Extract the data exactly, missing nothing.

Supplied information:
________________________________________
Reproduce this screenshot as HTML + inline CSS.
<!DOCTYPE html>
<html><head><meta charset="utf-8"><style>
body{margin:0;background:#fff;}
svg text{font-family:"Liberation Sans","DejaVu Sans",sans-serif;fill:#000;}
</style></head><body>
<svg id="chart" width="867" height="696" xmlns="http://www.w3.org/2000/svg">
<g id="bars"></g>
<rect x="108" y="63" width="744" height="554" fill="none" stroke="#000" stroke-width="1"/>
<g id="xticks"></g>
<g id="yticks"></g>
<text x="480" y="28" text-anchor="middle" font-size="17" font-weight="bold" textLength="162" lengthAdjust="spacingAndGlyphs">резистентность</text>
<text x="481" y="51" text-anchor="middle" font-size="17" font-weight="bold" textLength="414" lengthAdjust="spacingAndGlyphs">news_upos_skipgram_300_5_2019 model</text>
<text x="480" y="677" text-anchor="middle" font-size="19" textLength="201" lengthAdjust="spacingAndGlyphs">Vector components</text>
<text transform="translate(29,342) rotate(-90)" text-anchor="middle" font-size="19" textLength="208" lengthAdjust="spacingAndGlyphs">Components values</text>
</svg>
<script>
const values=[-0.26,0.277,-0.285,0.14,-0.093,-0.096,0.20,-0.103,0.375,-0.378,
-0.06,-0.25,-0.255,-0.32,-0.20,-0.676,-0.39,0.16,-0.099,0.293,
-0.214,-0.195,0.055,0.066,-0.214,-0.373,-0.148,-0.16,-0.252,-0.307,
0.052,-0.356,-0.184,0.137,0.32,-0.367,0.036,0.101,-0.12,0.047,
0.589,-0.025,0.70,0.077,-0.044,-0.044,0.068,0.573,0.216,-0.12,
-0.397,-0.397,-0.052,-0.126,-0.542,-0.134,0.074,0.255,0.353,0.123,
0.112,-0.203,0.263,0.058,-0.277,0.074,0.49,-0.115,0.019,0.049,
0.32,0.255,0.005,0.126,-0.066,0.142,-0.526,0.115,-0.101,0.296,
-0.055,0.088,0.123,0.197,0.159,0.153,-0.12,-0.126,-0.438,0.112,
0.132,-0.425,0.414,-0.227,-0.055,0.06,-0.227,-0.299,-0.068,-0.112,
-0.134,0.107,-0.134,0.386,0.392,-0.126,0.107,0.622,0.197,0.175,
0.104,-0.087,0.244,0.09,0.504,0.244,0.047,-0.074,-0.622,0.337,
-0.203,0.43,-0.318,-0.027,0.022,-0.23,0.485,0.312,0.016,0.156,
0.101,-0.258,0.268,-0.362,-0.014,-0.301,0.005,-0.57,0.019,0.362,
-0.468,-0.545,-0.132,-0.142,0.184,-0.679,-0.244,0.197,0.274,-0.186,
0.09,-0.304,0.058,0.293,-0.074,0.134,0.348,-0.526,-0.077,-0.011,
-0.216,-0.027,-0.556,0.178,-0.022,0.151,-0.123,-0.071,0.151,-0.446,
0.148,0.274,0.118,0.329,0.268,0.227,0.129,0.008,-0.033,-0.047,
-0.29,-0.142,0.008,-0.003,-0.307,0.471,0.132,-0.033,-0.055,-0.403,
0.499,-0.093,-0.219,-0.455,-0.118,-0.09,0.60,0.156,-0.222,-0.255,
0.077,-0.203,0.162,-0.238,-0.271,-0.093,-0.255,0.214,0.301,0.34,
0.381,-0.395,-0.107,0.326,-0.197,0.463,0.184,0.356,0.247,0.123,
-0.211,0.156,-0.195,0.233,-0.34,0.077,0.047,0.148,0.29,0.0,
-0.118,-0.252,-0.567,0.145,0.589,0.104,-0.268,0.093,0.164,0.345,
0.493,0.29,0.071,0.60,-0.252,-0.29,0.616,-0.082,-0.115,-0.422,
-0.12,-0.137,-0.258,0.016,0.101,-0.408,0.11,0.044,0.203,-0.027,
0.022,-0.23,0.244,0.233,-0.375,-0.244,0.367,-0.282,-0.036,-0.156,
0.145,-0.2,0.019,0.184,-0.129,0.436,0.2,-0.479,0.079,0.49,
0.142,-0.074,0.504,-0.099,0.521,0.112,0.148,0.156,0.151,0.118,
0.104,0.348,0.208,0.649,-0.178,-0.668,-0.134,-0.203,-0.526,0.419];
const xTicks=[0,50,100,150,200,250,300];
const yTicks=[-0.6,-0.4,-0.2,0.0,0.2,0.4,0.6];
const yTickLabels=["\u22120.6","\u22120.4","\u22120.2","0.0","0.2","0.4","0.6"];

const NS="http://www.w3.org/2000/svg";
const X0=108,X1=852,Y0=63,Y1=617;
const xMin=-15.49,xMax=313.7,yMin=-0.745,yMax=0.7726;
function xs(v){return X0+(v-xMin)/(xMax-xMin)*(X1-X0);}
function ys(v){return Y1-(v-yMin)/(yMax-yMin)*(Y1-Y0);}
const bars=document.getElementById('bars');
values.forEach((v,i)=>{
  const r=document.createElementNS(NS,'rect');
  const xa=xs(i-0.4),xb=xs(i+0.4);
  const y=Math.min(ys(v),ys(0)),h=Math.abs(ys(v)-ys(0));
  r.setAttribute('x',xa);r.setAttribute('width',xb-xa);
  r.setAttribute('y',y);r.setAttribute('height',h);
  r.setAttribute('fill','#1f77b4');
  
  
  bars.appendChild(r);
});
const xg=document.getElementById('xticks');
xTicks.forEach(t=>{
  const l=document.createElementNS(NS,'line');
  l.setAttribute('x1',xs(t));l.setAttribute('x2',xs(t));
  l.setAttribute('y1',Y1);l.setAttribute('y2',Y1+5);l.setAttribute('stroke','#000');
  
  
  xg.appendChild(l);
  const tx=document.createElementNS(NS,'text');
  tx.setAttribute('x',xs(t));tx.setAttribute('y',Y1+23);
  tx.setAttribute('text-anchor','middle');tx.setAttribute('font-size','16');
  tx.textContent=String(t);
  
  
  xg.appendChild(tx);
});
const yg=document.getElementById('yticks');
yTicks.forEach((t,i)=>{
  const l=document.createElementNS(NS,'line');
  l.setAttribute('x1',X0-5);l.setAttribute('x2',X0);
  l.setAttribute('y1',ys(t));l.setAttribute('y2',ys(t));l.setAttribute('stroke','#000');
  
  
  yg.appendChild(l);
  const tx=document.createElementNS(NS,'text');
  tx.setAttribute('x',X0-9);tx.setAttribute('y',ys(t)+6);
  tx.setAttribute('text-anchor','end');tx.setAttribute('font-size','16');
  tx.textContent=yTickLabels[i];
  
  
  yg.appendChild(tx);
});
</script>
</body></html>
________________________________________
Expected answer:
Reproduce this screenshot as HTML + inline CSS.
<!DOCTYPE html>
<html><head><meta charset="utf-8"><style>
body{margin:0;background:#fff;}
svg text{font-family:"Liberation Sans","DejaVu Sans",sans-serif;fill:#000;}
</style></head><body>
<svg id="chart" width="867" height="696" xmlns="http://www.w3.org/2000/svg">
<g id="bars"></g>
<rect x="108" y="63" width="744" height="554" fill="none" stroke="#000" stroke-width="1"/>
<g id="xticks"></g>
<g id="yticks"></g>
<text x="480" y="28" text-anchor="middle" font-size="17" font-weight="bold" textLength="162" lengthAdjust="spacingAndGlyphs">резистентность</text>
<text x="481" y="51" text-anchor="middle" font-size="17" font-weight="bold" textLength="414" lengthAdjust="spacingAndGlyphs">news_upos_skipgram_300_5_2019 model</text>
<text x="480" y="677" text-anchor="middle" font-size="19" textLength="201" lengthAdjust="spacingAndGlyphs">Vector components</text>
<text transform="translate(29,342) rotate(-90)" text-anchor="middle" font-size="19" textLength="208" lengthAdjust="spacingAndGlyphs">Components values</text>
</svg>
<script>
const values=[-0.26,0.277,-0.285,0.14,-0.093,-0.096,0.20,-0.103,0.375,-0.378,
-0.06,-0.25,-0.255,-0.32,-0.20,-0.676,-0.39,0.16,-0.099,0.293,
-0.214,-0.195,0.055,0.066,-0.214,-0.373,-0.148,-0.16,-0.252,-0.307,
0.052,-0.356,-0.184,0.137,0.32,-0.367,0.036,0.101,-0.12,0.047,
0.589,-0.025,0.70,0.077,-0.044,-0.044,0.068,0.573,0.216,-0.12,
-0.397,-0.397,-0.052,-0.126,-0.542,-0.134,0.074,0.255,0.353,0.123,
0.112,-0.203,0.263,0.058,-0.277,0.074,0.49,-0.115,0.019,0.049,
0.32,0.255,0.005,0.126,-0.066,0.142,-0.526,0.115,-0.101,0.296,
-0.055,0.088,0.123,0.197,0.159,0.153,-0.12,-0.126,-0.438,0.112,
0.132,-0.425,0.414,-0.227,-0.055,0.06,-0.227,-0.299,-0.068,-0.112,
-0.134,0.107,-0.134,0.386,0.392,-0.126,0.107,0.622,0.197,0.175,
0.104,-0.087,0.244,0.09,0.504,0.244,0.047,-0.074,-0.622,0.337,
-0.203,0.43,-0.318,-0.027,0.022,-0.23,0.485,0.312,0.016,0.156,
0.101,-0.258,0.268,-0.362,-0.014,-0.301,0.005,-0.57,0.019,0.362,
-0.468,-0.545,-0.132,-0.142,0.184,-0.679,-0.244,0.197,0.274,-0.186,
0.09,-0.304,0.058,0.293,-0.074,0.134,0.348,-0.526,-0.077,-0.011,
-0.216,-0.027,-0.556,0.178,-0.022,0.151,-0.123,-0.071,0.151,-0.446,
0.148,0.274,0.118,0.329,0.268,0.227,0.129,0.008,-0.033,-0.047,
-0.29,-0.142,0.008,-0.003,-0.307,0.471,0.132,-0.033,-0.055,-0.403,
0.499,-0.093,-0.219,-0.455,-0.118,-0.09,0.60,0.156,-0.222,-0.255,
0.077,-0.203,0.162,-0.238,-0.271,-0.093,-0.255,0.214,0.301,0.34,
0.381,-0.395,-0.107,0.326,-0.197,0.463,0.184,0.356,0.247,0.123,
-0.211,0.156,-0.195,0.233,-0.34,0.077,0.047,0.148,0.29,0.0,
-0.118,-0.252,-0.567,0.145,0.589,0.104,-0.268,0.093,0.164,0.345,
0.493,0.29,0.071,0.60,-0.252,-0.29,0.616,-0.082,-0.115,-0.422,
-0.12,-0.137,-0.258,0.016,0.101,-0.408,0.11,0.044,0.203,-0.027,
0.022,-0.23,0.244,0.233,-0.375,-0.244,0.367,-0.282,-0.036,-0.156,
0.145,-0.2,0.019,0.184,-0.129,0.436,0.2,-0.479,0.079,0.49,
0.142,-0.074,0.504,-0.099,0.521,0.112,0.148,0.156,0.151,0.118,
0.104,0.348,0.208,0.649,-0.178,-0.668,-0.134,-0.203,-0.526,0.419];
const xTicks=[0,50,100,150,200,250,300];
const yTicks=[-0.6,-0.4,-0.2,0.0,0.2,0.4,0.6];
const yTickLabels=["\u22120.6","\u22120.4","\u22120.2","0.0","0.2","0.4","0.6"];

const NS="http://www.w3.org/2000/svg";
const X0=108,X1=852,Y0=63,Y1=617;
const xMin=-15.49,xMax=313.7,yMin=-0.745,yMax=0.7726;
function xs(v){return X0+(v-xMin)/(xMax-xMin)*(X1-X0);}
function ys(v){return Y1-(v-yMin)/(yMax-yMin)*(Y1-Y0);}
const bars=document.getElementById('bars');
values.forEach((v,i)=>{
  const r=document.createElementNS(NS,'rect');
  const xa=xs(i-0.4),xb=xs(i+0.4);
  const y=Math.min(ys(v),ys(0)),h=Math.abs(ys(v)-ys(0));
  r.setAttribute('x',xa);r.setAttribute('width',xb-xa);
  r.setAttribute('y',y);r.setAttribute('height',h);
  r.setAttribute('fill','#1f77b4');
  
  
  bars.appendChild(r);
});
const xg=document.getElementById('xticks');
xTicks.forEach(t=>{
  const l=document.createElementNS(NS,'line');
  l.setAttribute('x1',xs(t));l.setAttribute('x2',xs(t));
  l.setAttribute('y1',Y1);l.setAttribute('y2',Y1+5);l.setAttribute('stroke','#000');
  
  
  xg.appendChild(l);
  const tx=document.createElementNS(NS,'text');
  tx.setAttribute('x',xs(t));tx.setAttribute('y',Y1+23);
  tx.setAttribute('text-anchor','middle');tx.setAttribute('font-size','16');
  tx.textContent=String(t);
  
  
  xg.appendChild(tx);
});
const yg=document.getElementById('yticks');
yTicks.forEach((t,i)=>{
  const l=document.createElementNS(NS,'line');
  l.setAttribute('x1',X0-5);l.setAttribute('x2',X0);
  l.setAttribute('y1',ys(t));l.setAttribute('y2',ys(t));l.setAttribute('stroke','#000');
  
  
  yg.appendChild(l);
  const tx=document.createElementNS(NS,'text');
  tx.setAttribute('x',X0-9);tx.setAttribute('y',ys(t)+6);
  tx.setAttribute('text-anchor','end');tx.setAttribute('font-size','16');
  tx.textContent=yTickLabels[i];
  
  
  yg.appendChild(tx);
});
</script>
</body></html>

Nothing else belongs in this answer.